We reached camp 2 early in the day and proceeded to laze about in the
sun. We saw some cool rockfall on the other side of the glacier including
one in which a boulder the size of a refrigerater bounced a hundred feet
into the air.
John chilling with the Tahoma Glacier in the distance.
Notes on scale: another party which had ascended the south side of
Tahoma Glacier is visible as four evenly spaced dots in the lower right
side of the picture.
(I ran out of film but John gave me a roll of black and white...)
Higher clouds were appearing here and there in the distance and eventually
a lenticular cloud began to form over the summit. We dug ledges in
the snow to sleep on and readied gear for the next morning, wondering what
the weather would do next.
High clouds begin to move in.
Finally a cloud wall of Biblical proportions rolled in. Matt and John retired to their tent and I crawled in my bivy sack. Soon I was hearing a tapping noise against my bivy and mentioned to Matt that it was snowing. Matt assured me it wasn't snow, that we were just inside a cloud. A little while later came the sound of John throwing up quite violently, another victom of altitude sickness. My alarm went off at midnight. It was snowing heavily and in a brief conversation between the bivy sack and the nearby tent we abandoned our summit aspirations.
The frequent sound of avalanches was mildly disturbing as we were camped
at the edge of a clift with a steep slope of snow above us. I put
in some earplugs and tried to get some sleep. A bag of Trader Joe's
ginger cookies were my only consolation. At around 5:30 am I was
awakened by Matt shaking my bivy sack. About five inches of snow
had accumulated. Matt offered a polite discussion of the physics
of new fallen snow that basically translated to "we need to get the hell
out of here, now."
Matt related a dream he'd had during the night - He was back at
school talking to a teacher who was into climbing. Matt was telling
him how he was high on Mt. Rainier when it started snowing heavily and
there was zero visibility. The teacher asked how he ever got down.

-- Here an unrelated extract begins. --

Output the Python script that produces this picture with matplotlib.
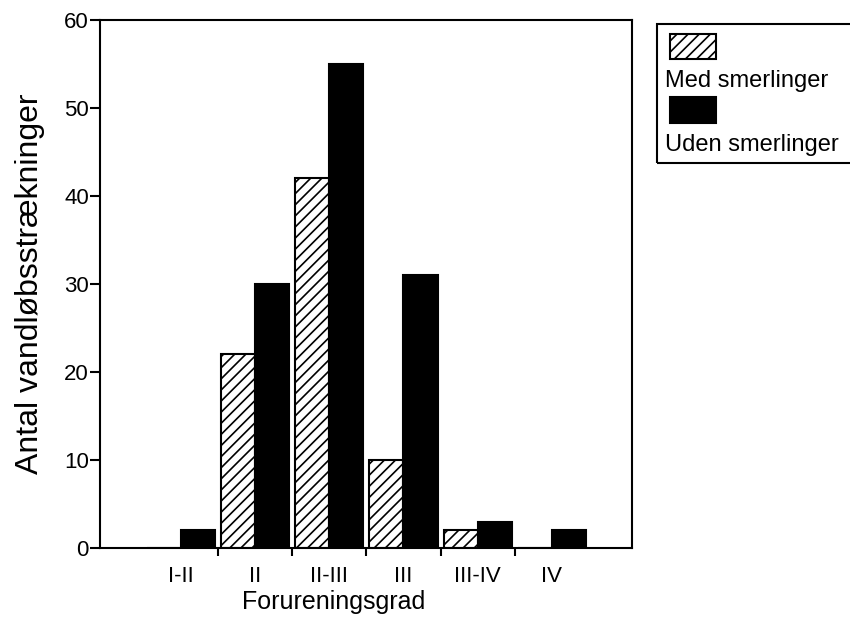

Then Matt realized he hadn't done it yet. Nooooooooooooooo!
Following Puyallup Cleaver we could still see the rocks through the
fog. Below Tokaloo Spire it became mostly guesswork. First
we got cliffed out on some steep slopes with new snow covering really slick
grass. We backtracked and climbed higher. Then we were on a
platuea area with near vertical dropoffs in every direction. We spent
about an hour and a half of going in circles, consulting the map and compass
forty times to try and figure out what was going on, and thinking we might
have to spend an extra night out until visibility improved. Finally
we found a way to drop down and got below the clouds.
Three very happy campers just after we found the trail again.